Recorded data:

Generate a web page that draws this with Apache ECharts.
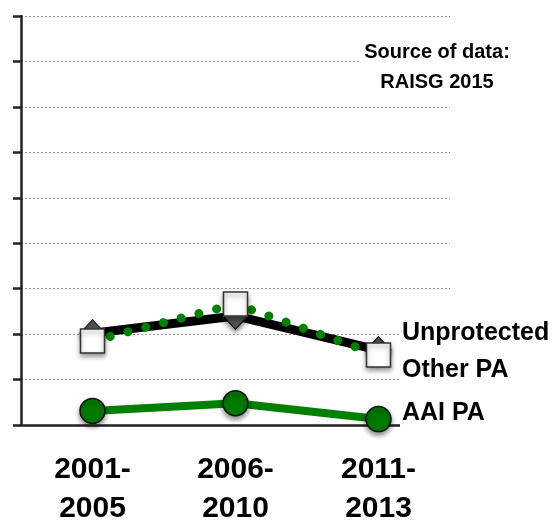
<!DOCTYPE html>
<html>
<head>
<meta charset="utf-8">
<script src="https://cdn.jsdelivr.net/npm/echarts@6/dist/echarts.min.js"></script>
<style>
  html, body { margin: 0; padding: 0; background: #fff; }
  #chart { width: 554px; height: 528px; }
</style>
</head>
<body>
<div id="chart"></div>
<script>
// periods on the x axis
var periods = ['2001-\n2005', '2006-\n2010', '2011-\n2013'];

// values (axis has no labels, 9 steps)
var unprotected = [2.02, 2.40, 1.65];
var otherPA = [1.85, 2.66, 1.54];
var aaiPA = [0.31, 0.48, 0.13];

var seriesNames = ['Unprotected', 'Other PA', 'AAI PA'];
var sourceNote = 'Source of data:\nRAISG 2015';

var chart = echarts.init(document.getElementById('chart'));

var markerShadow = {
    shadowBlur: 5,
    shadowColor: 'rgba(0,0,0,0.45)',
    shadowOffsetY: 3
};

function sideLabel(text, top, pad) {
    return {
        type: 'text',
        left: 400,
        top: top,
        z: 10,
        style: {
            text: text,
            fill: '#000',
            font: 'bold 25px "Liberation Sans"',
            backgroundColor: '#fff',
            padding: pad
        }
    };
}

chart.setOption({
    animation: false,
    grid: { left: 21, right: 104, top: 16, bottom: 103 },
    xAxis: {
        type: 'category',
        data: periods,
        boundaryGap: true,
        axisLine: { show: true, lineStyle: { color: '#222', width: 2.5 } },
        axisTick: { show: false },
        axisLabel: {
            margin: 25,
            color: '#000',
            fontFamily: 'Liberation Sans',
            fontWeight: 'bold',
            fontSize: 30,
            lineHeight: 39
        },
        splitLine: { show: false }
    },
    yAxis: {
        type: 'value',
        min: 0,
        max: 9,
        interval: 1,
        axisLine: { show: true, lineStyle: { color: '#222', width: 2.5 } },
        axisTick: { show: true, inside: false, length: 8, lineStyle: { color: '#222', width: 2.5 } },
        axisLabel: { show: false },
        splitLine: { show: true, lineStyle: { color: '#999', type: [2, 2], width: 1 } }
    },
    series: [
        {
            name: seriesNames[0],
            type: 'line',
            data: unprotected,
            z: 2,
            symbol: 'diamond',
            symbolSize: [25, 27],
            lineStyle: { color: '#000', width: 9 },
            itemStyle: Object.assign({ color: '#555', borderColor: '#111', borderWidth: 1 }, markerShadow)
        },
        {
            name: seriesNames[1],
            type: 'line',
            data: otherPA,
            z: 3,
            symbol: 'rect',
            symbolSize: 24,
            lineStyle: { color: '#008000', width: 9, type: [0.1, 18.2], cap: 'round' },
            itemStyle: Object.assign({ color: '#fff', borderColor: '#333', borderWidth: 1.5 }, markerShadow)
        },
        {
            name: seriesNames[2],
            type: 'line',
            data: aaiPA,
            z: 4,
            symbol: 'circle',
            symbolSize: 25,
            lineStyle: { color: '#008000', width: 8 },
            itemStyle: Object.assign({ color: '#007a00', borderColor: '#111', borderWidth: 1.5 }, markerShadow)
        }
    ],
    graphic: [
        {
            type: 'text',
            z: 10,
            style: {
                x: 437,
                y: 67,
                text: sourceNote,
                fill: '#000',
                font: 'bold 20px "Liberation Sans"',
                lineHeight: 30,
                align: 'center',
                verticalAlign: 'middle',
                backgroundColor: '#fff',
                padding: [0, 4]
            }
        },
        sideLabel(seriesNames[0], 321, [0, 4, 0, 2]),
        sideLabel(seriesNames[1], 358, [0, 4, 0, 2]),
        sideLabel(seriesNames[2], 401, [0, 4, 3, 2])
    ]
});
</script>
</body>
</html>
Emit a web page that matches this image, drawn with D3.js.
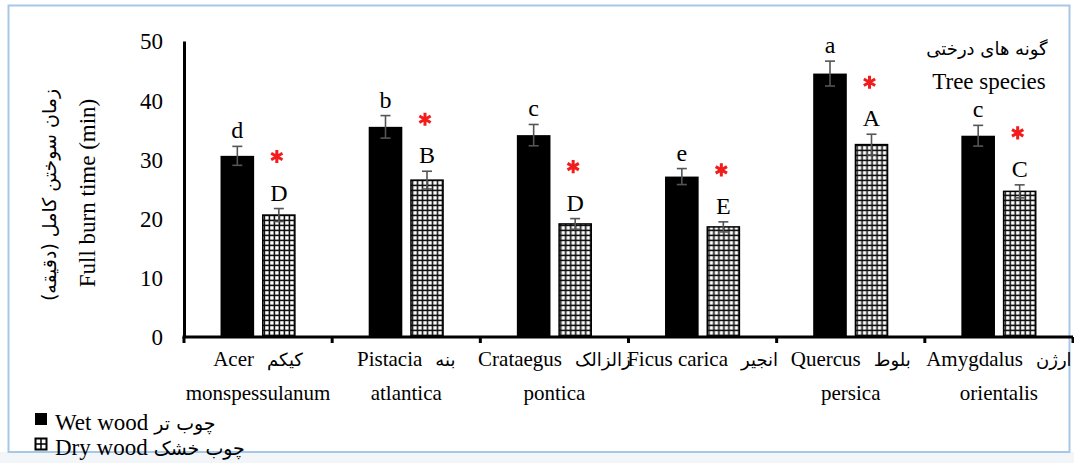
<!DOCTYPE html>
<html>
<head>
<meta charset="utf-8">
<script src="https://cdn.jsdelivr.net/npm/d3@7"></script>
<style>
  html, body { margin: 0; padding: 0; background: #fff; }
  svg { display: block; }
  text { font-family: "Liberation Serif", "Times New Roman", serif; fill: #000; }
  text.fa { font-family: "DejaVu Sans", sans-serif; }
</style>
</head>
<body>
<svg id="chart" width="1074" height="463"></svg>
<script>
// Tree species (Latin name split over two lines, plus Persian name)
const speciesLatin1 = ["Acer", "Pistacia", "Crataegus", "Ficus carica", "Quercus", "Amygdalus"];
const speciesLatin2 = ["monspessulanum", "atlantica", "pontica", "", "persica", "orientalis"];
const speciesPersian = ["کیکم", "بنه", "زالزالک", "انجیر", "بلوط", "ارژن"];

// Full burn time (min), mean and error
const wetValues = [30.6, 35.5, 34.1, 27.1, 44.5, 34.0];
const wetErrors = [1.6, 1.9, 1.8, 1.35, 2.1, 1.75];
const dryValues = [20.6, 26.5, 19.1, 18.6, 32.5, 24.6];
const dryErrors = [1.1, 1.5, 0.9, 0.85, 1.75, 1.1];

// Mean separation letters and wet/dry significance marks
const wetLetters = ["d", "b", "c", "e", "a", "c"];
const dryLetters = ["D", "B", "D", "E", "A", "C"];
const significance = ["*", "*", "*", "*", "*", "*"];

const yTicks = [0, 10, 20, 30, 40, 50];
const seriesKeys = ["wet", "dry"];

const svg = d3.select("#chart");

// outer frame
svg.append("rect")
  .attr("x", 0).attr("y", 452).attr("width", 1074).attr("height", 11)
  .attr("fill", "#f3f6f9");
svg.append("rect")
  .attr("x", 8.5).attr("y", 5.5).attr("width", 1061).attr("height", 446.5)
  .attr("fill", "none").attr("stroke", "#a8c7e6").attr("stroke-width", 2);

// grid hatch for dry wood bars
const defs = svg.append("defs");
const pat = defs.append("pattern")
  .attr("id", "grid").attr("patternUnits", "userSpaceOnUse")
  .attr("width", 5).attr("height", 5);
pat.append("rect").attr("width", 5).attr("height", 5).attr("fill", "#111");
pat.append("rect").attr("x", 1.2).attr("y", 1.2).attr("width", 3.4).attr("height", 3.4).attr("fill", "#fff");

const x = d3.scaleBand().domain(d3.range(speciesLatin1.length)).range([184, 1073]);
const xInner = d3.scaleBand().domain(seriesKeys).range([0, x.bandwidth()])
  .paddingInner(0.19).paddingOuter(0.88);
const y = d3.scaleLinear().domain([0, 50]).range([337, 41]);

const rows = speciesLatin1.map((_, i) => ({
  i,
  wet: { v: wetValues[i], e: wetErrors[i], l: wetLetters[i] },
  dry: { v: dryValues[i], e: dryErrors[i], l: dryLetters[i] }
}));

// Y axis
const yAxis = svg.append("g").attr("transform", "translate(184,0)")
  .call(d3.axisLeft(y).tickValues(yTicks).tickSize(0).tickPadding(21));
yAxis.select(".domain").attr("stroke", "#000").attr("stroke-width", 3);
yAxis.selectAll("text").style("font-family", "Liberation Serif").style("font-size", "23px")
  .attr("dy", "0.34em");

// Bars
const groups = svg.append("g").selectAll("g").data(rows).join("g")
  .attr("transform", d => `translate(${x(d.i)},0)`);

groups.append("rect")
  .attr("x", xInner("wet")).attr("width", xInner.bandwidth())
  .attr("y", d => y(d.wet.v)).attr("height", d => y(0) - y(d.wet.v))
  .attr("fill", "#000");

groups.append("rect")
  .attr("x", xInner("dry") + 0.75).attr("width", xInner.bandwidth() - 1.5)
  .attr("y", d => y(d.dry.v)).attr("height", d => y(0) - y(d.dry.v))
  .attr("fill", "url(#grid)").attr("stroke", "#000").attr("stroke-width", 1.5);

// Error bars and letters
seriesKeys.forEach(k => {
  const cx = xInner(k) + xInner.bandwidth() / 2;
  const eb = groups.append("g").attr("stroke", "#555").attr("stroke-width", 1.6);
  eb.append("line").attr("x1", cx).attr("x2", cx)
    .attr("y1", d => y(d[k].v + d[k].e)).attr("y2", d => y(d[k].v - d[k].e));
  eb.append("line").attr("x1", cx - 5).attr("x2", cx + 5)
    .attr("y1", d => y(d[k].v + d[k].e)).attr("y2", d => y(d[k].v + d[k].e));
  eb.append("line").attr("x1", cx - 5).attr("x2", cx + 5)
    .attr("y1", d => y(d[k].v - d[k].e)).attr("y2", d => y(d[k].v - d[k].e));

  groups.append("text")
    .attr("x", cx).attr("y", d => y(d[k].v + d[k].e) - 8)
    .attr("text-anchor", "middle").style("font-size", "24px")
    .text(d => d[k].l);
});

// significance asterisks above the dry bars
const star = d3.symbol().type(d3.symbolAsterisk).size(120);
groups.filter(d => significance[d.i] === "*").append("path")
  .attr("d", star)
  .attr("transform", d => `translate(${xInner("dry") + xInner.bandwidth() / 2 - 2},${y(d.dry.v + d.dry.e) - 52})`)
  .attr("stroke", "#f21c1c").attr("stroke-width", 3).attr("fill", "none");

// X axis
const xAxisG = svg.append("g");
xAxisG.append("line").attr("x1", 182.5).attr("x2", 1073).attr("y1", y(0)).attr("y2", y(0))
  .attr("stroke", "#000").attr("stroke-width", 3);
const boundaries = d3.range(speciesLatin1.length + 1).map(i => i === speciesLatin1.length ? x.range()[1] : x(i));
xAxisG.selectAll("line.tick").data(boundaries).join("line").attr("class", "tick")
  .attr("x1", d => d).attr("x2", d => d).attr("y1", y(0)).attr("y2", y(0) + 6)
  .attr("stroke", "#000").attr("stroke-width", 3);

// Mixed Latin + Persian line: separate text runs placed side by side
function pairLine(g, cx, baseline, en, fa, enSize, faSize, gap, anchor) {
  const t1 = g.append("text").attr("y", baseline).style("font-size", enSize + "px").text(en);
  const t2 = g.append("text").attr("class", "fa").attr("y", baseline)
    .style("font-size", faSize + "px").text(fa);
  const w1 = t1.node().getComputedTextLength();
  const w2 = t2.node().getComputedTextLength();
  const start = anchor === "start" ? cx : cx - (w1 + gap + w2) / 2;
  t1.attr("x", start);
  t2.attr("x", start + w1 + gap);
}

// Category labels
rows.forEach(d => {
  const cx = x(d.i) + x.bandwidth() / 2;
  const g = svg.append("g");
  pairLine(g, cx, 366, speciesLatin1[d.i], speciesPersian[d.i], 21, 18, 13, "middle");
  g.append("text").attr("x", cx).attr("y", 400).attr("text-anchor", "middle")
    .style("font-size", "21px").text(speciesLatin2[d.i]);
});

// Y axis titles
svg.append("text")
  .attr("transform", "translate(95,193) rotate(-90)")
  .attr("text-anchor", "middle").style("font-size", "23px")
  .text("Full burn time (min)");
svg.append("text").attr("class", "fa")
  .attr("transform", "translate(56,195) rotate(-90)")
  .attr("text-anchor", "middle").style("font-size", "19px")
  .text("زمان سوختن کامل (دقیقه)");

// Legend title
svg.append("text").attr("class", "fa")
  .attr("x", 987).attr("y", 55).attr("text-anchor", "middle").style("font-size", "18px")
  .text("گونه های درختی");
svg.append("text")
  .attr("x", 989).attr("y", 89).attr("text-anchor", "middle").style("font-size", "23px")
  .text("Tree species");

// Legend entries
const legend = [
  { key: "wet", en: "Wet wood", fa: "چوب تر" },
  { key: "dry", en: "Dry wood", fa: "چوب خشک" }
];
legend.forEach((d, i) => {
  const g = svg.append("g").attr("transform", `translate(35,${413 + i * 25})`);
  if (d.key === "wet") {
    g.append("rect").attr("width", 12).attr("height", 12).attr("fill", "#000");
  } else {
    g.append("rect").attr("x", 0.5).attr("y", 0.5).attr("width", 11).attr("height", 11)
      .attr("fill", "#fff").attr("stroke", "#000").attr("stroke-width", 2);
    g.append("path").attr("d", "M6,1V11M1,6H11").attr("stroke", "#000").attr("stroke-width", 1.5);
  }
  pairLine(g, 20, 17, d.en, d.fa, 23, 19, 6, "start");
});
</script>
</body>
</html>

* [Work to complete] From the entries, copy out each line containing the word "page".

* [Answer to this problem]
Generate a web page that draws this with Apache ECharts.
Emit a web page that matches this image, drawn with D3.js.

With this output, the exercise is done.